Il secondo passo falso è stato il blocco dell’indicizzazione delle pensioni. Non bisogna essere Freud per capire che il pianto del ministro Fornero rifletteva il dolore per aver dovuto accettare una decisione ingiusta, contraria ai suoi principi. Si tratta della più iniqua delle imposte, che lascerà un segno nella mancanza di fiducia della gente.
Il terzo passo falso riguarda la partecipazione a un programma televisivo per presentare le sue riforme. È apprezzabile il desiderio di Monti di spiegare le sue proposte alla gente. Se ha bisogno di prime time, faccia – come tutti i presidenti del mondo – una conferenza stampa in diretta all’ora giusta. Presidente, sappia che è un errore andare da Vespa, non importa se prima o dopo essere andato in Parlamento.

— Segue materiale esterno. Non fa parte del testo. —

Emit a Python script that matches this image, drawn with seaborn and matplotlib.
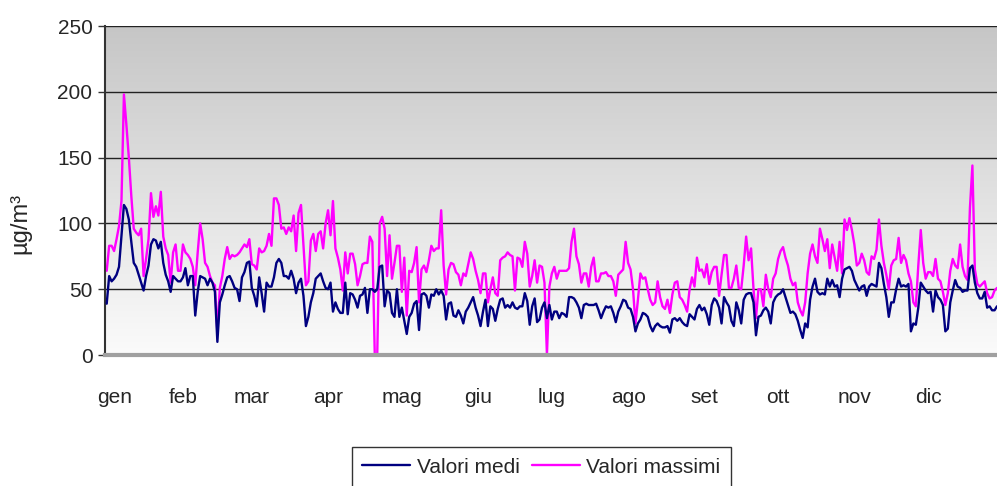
import numpy as np
import pandas as pd
import seaborn as sns
import matplotlib.pyplot as plt
from matplotlib.colors import LinearSegmentedColormap
from matplotlib.transforms import ScaledTranslation

mesi = ["gen", "feb", "mar", "apr", "mag", "giu", "lug", "ago", "set", "ott", "nov", "dic"]
inizio_mese = [0, 31, 59, 90, 120, 151, 181, 212, 243, 273, 304, 334]

valori_medi = [
    39, 60, 56, 58, 61, 67, 90, 114, 111, 103,
    86, 70, 67, 61, 55, 49, 60, 68, 84, 88,
    87, 81, 86, 70, 61, 56, 48, 60, 58, 56,
    56, 59, 66, 53, 60, 60, 30, 48, 60, 59,
    58, 53, 58, 55, 48, 10, 40, 46, 53, 59,
    60, 56, 51, 50, 41, 59, 63, 70, 71, 51,
    45, 37, 59, 47, 33, 55, 52, 52, 59, 70,
    73, 70, 60, 60, 58, 64, 58, 47, 55, 58,
    45, 22, 29, 40, 47, 58, 60, 62, 56, 51,
    50, 55, 33, 40, 35, 32, 32, 55, 31, 47,
    46, 42, 36, 45, 46, 51, 32, 50, 50, 48,
    50, 67, 68, 37, 49, 47, 32, 29, 50, 29,
    36, 26, 16, 29, 32, 39, 41, 19, 46, 47,
    45, 36, 46, 45, 50, 46, 49, 45, 27, 39,
    40, 30, 29, 34, 30, 24, 33, 36, 40, 44,
    36, 30, 22, 33, 42, 22, 37, 35, 26, 35,
    42, 43, 36, 38, 36, 40, 36, 35, 37, 37,
    47, 41, 23, 37, 43, 25, 27, 36, 40, 28,
    38, 27, 33, 33, 28, 32, 31, 29, 44, 44,
    43, 40, 36, 28, 38, 39, 38, 38, 38, 39,
    34, 28, 33, 37, 36, 37, 32, 25, 33, 37,
    42, 41, 36, 35, 29, 18, 24, 27, 32, 31,
    29, 22, 18, 22, 24, 22, 21, 21, 22, 17,
    27, 28, 26, 28, 25, 23, 22, 31, 29, 27,
    35, 38, 34, 36, 31, 23, 38, 43, 41, 36,
    24, 44, 40, 37, 26, 22, 40, 34, 24, 42,
    46, 47, 47, 40, 15, 29, 30, 34, 36, 33,
    24, 40, 44, 46, 47, 50, 44, 38, 32, 33,
    31, 26, 19, 13, 24, 21, 42, 52, 58, 48,
    46, 47, 46, 58, 52, 57, 52, 53, 44, 58,
    65, 66, 67, 64, 57, 53, 49, 52, 53, 45,
    52, 54, 53, 52, 70, 66, 54, 44, 29, 40,
    40, 50, 58, 52, 53, 52, 54, 18, 24, 23,
    36, 55, 52, 49, 47, 48, 33, 49, 44, 42,
    38, 18, 20, 40, 49, 57, 52, 51, 48, 49,
    49, 66, 68, 55, 47, 43, 43, 48, 36, 37,
    34, 34, 37, 35, 36,
]

valori_massimi = [
    64, 83, 83, 79, 88, 98, 117, 198, 175, 150,
    121, 96, 93, 91, 96, 60, 73, 88, 123, 105,
    113, 106, 124, 90, 81, 76, 55, 78, 84, 64,
    64, 84, 78, 76, 73, 67, 53, 78, 100, 88,
    70, 67, 60, 55, 53, 17, 51, 60, 73, 82,
    73, 76, 75, 76, 78, 81, 84, 82, 88, 69,
    68, 65, 81, 78, 79, 83, 92, 83, 119, 119,
    114, 96, 97, 92, 97, 94, 106, 79, 108, 114,
    83, 53, 56, 87, 92, 79, 92, 94, 81, 100,
    110, 91, 117, 81, 74, 65, 49, 78, 62, 77,
    77, 69, 53, 60, 69, 70, 70, 90, 86, 0,
    0, 100, 105, 96, 60, 91, 58, 70, 83, 83,
    48, 74, 30, 64, 63, 70, 82, 40, 65, 68,
    63, 72, 83, 79, 81, 81, 110, 68, 46, 65,
    70, 69, 63, 61, 53, 62, 60, 69, 78, 73,
    64, 57, 47, 62, 62, 40, 50, 59, 47, 45,
    72, 74, 75, 78, 76, 75, 49, 74, 73, 67,
    86, 77, 52, 60, 72, 55, 68, 67, 55, 0,
    52, 62, 67, 58, 64, 64, 64, 64, 66, 86,
    96, 75, 69, 55, 62, 62, 52, 67, 74, 56,
    56, 62, 62, 63, 60, 60, 56, 45, 61, 63,
    65, 86, 70, 65, 50, 24, 42, 62, 58, 59,
    50, 42, 38, 40, 56, 44, 37, 35, 42, 32,
    46, 55, 56, 44, 42, 38, 33, 50, 59, 52,
    74, 64, 65, 59, 69, 54, 63, 67, 67, 45,
    61, 76, 76, 51, 51, 58, 68, 51, 50, 68,
    90, 72, 81, 50, 28, 50, 50, 37, 61, 50,
    44, 58, 62, 73, 79, 82, 74, 68, 58, 53,
    55, 40, 34, 30, 40, 62, 77, 84, 75, 70,
    96, 88, 79, 88, 66, 84, 74, 64, 86, 62,
    103, 95, 104, 95, 84, 68, 70, 77, 72, 63,
    61, 75, 73, 80, 103, 83, 70, 61, 50, 68,
    72, 73, 89, 70, 76, 72, 62, 56, 40, 37,
    68, 95, 70, 58, 63, 63, 60, 73, 58, 56,
    48, 38, 47, 64, 73, 68, 66, 84, 67, 60,
    57, 112, 144, 65, 54, 52, 54, 56, 47, 43,
    44, 49, 51, 50, 50,
]

df = pd.DataFrame({
    "giorno": np.arange(len(valori_medi)),
    "Valori medi": valori_medi,
    "Valori massimi": valori_massimi,
})

sns.set_style("white")
plt.rcParams["font.family"] = ["Liberation Sans", "DejaVu Sans"]

fig = plt.figure(figsize=(9.97, 4.86), dpi=100)
ax = fig.add_axes([0.1053, 0.2695, 0.8947, 0.677])

# sfondo sfumato grigio -> bianco
cmap = LinearSegmentedColormap.from_list("sfondo", ["#fbfbfb", "#c6c6c6"])
ax.imshow(np.linspace(0, 1, 256).reshape(-1, 1), extent=[0, 1, 0, 1], transform=ax.transAxes,
          aspect="auto", cmap=cmap, origin="lower", zorder=0)

for y in [50, 100, 150, 200, 250]:
    ax.axhline(y, color="#222222", lw=1.0, zorder=1)

sns.lineplot(data=df, x="giorno", y="Valori medi", ax=ax, color="#000080", lw=1.7,
             label="Valori medi", zorder=3)
sns.lineplot(data=df, x="giorno", y="Valori massimi", ax=ax, color="#ff00ff", lw=1.7,
             label="Valori massimi", zorder=2)

ax.set_xlim(-0.7, 362)
ax.set_ylim(0, 250)
ax.set_yticks([0, 50, 100, 150, 200, 250])
ax.set_xticks(inizio_mese)
ax.set_xticklabels(mesi)
ax.tick_params(axis="y", labelsize=15, length=5, width=1, color="#333333", pad=4, left=True)
ax.tick_params(axis="x", labelsize=15, length=0, pad=24)
# "gen" leggermente spostato a destra come nell'originale
ax.get_xticklabels()[0].set_transform(ax.get_xticklabels()[0].get_transform()
                                      + ScaledTranslation(0.08, 0, fig.dpi_scale_trans))
ax.set_xlabel("")
ax.set_ylabel("µg/m³", fontsize=17)
ax.yaxis.set_label_coords(-0.083, 0.40)

for s in ["top", "right"]:
    ax.spines[s].set_visible(False)
ax.spines["left"].set_color("#333333")
ax.spines["left"].set_linewidth(1.5)
ax.spines["bottom"].set_color("#a0a0a0")
ax.spines["bottom"].set_linewidth(3)

ax.get_legend().remove()
h, l = ax.get_legend_handles_labels()
leg = fig.legend(h, l, loc="upper center", bbox_to_anchor=(0.543, 0.101), ncol=2, fontsize=15,
                 frameon=True, fancybox=False, edgecolor="black", handlelength=2.3,
                 handletextpad=0.3, columnspacing=0.6, borderpad=0.5)
leg.get_frame().set_linewidth(1.0)

fig.savefig("out.png", dpi=100)
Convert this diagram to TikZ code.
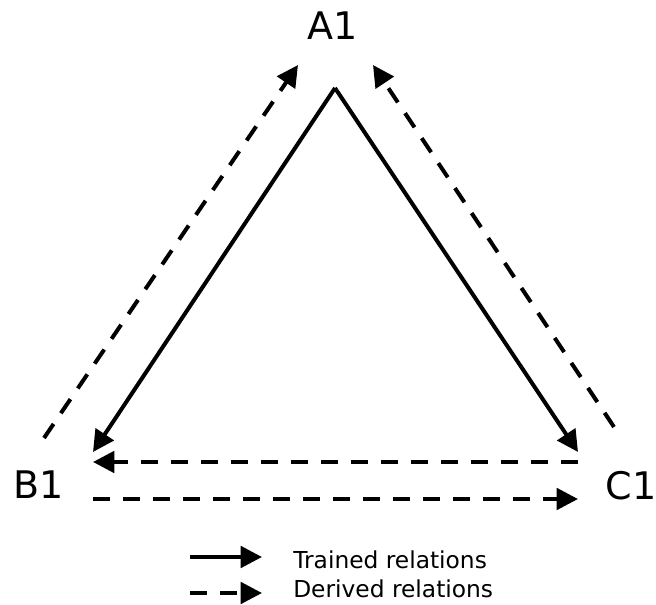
\documentclass[tikz,border=0pt]{standalone}
\usepackage{fontspec}
\setmainfont{DejaVu Sans}
\usepackage{tikz}
\usetikzlibrary{positioning}
\usetikzlibrary{arrows.meta}

\begin{document}
\begin{tikzpicture}[x=0.75pt, y=-0.75pt,
	trained/.style={line width=3pt, -{Triangle[length=16pt, width=16pt]}},
	derived/.style={trained, dash pattern=on 12.75pt off 9.75pt},
	vertex/.style={inner sep=0pt, font=\fontsize{28.5}{28.5}\selectfont},
	legendtext/.style={inner sep=0pt, anchor=base west, font=\fontsize{17.5}{17.5}\selectfont}]
	\useasboundingbox (0,0) rectangle (656,605);

	% Stimuli
	\node [vertex] at (333,25.5) (A1) {A1};
	\node [vertex] at (38.5,485) (B1) {B1};
	\node [vertex] at (631,486) (C1) {C1};

	% End points of the relations
	\coordinate (apex) at (335,88);
	\coordinate (B1in) at (93,452);
	\coordinate (C1in) at (578,452);
	\coordinate (B1up) at (44,438);
	\coordinate (A1left) at (298,65);
	\coordinate (C1up) at (614,427);
	\coordinate (A1right) at (373,65);
	\coordinate (C1back) at (578,462);
	\coordinate (B1back) at (93,462);
	\coordinate (B1out) at (93,499);
	\coordinate (C1out) at (578,499);

	% Trained relations
	\draw [trained] (apex) -- (B1in);
	\draw [trained] (apex) -- (C1in);

	% Derived relations
	\draw [derived] (B1up) -- (A1left);
	\draw [derived] (C1up) -- (A1right);
	\draw [derived] (C1back) -- (B1back);
	\draw [derived] (B1out) -- (C1out);

	% Legend
	\coordinate (key1) at (190,557);
	\coordinate (key2) at (190,593);
	\draw [trained] (key1) -- ++(72,0) coordinate (key1end);
	\draw [derived] (key2) -- ++(72,0) coordinate (key2end);
	\node [legendtext] at (293,568) (trainedtext) {Trained relations};
	\node [legendtext] at (293,597) (derivedtext) {Derived relations};

\end{tikzpicture}
\end{document}
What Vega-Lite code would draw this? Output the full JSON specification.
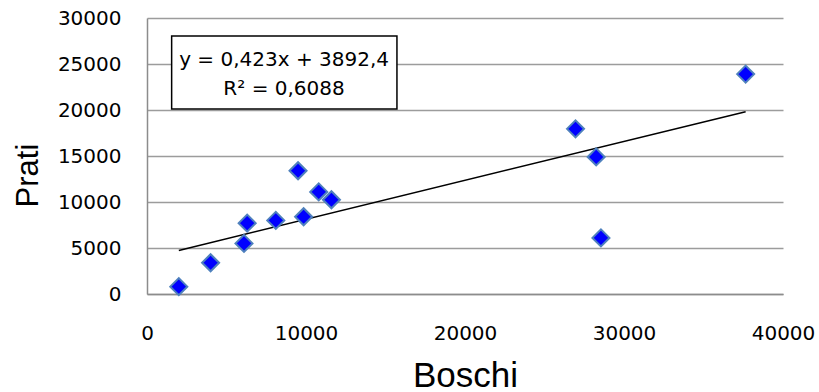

Ma il più grosso passo falso è l’autorità che il decreto concede al Governo di garantire le emissioni obbligazionarie delle banche. È un potere enorme di cui si può facilmente abusare e che rischia di accollare sul contribuente italiano gli errori delle banche.
A questo punto il Governo Monti si trova a un bivio. Deve scegliere se essere il commissario dell Fondo monetario in Italia, che aggiusta solo i conti, o il salvatore della patria che riforma il Paese. Dopo i passi falsi, Monti ha tre opportunità per dimostrare le sue intenzioni.
La prima riguarda l’introduzione dell’Ici, che deve essere estesa anche agli immobili non di culto della Chiesa. Non si possono chiedere sacrifici agli italiani se non si trattano tutti nello stesso modo. Non farlo minerebbe l’autorità morale del Governo e del suo presidente.
La seconda riguarda la parte del decreto salva banche. Monti deve urgentemente emettere un regolamento in cui spiega come e a che condizioni queste garanzie saranno emesse.
Infine Monti deve essere più rigoroso sugli investimenti personali dei suoi ministri. Non dubito che tutti i ministri abbiano a cuore solo l’interesse del Paese. Ma negli Stati Uniti i ministri alla nomina devono vendere le azioni possedute e investire il ricavato in titoli di Stato, per evitare che le loro decisioni possano essere contaminate dal sospetto di voler beneficiare il loro portafoglio. Data la vocazione di Intesa Sanpaolo a banca di sistema, fino a che il ministro Passera non vende le azioni che detiene nella banca ci sarebbe sempre il sospetto che agisca per interesse personale. Per questo, Monti e i suoi ministri dovrebbero fare come quelli americani. Questo darebbe fiducia al mercato dei nostri titoli sovrani, ma ancor di più rimuoverebbe l’ombra del sospetto dall’azione del Governo.
In politica non bisogna solo essere onesti, occorre anche apparire tali. Le vere riforme culturali cominciano anche dai piccoli gesti.